12/25/1932 - While making a quick visit to Dallas on Christmas Eve, Clyde Barrow is talked into taking on a new partner in his assorted criminal activities, sixteen-year-old family friend William Daniel "W.D." Jones, who has been hero worshiping the outlaw for months .
Teenage menace Jones
Not waiting to break his new associate in slowly, the next day as a form of initiation, Clyde, with Bonnie waiting in their car, takes Jones into a Temple, Texas grocery store to rob the place. Jones freezes however at the reality of armed robbery (his prior offenses have been petty thefts and stealing unoccupied cars). Returning to their vehicle, Clyde is merciless in his browbeating of the wannabe bad boy, so harsh that Jones asks to be taken back home ... a suggestion Clyde takes very poorly, stating that if Jones wants to go home he'll have to steal a car to get there in ... a car Clyde will select.
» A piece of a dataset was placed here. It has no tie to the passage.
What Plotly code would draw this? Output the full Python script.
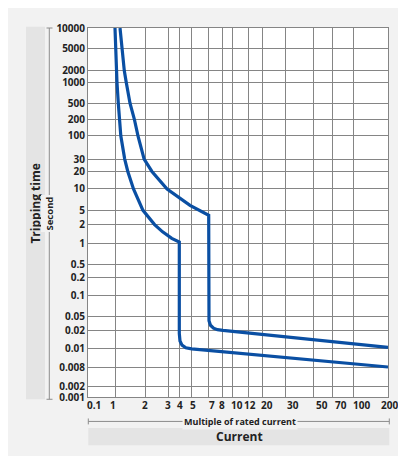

Clyde and some of his equipment
Unhappy with his failed protege, to embarrass Jones, Clyde selects a Model A Ford roadster he spies as Bonnie drives the streets of Temple ... a car extremely difficult to start, requiring the driver to along with turning the ignition key, pull out the choke while at the same time using both feet to press down on the accelerator and clutch pedals. Sure enough, Jones fails to start the car and Clyde takes his place behind the wheel to show the floundering rookie how a real thief operates.
Jones in 1934
Unfortunately, all the commotion brought on by trying to start the vehicle by this time has drawn the attention of the Christmas celebrating family the Ford actually belongs to ... the family of twenty-seven-year-old Doyle Johnson, the new father of a baby girl. Seeing two men in the car, Henry Krauser, Johnson's father-in-law, Krauser's son Clarence, and Johnson's wife rush on to the front yard demanding to know what the two men are up to. Clyde responds by jumping out of the car and brandishing his .45 revolver at the group, saying he will fire on the first person who moves forward. With the family cowed, he then jumps back into the vehicle and again begins playing with the ignition of the Ford.
Jones and Barrow - 1933
It is tragically at this point that Johnson wakes up from the nap he has been taking in a very Grinchy and belligerent mood. As Bonnie pulls up next to the roadster in the gang's speedy Ford V-8 and demands that the men abandon their car theft, Johnson, trying to protect his ride, runs outside, reaches through the driver side window and grabs Clyde around the neck. "Get back man or I'll kill you!" Johnson ignores the warning from the oulaw begins strangling Clyde, and sure enough, the bandit brings his weapon up and fires several rounds into his assailant, the mortal slug a bullet that severs Johnson's spinal column. Free of the grip around his neck, Clyde roars down the street in the Model A, followed closely by Bonnie.
Clyde Barrow
It is the fourth murder Clyde participates in (his first is the killing of the man who rapes him while he is at Texas' infamous Eastham Prison Farm ... a twenty-nine-year-old convict serving ninety-nine years for a variety of crimes named Ed Crowder who will have his head bashed in by a lead pipe) and its utter pointlessness is immediately on display ... only a few blocks away Clyde ditches the vehicle he has killed to steal and the men vanish in the Ford V-8 driven by Bonnie (and there will be no more discussions about Jones leaving, with his involvement in the killing he is now well past saying goodbye and going home). A menace to citizens and lawmen alike, the desperado is all of twenty-two-years-old when he takes Johnson's life ... and only two weeks away from murder number five, the shotgun killing of Fort Worth Deputy Malcom Davis.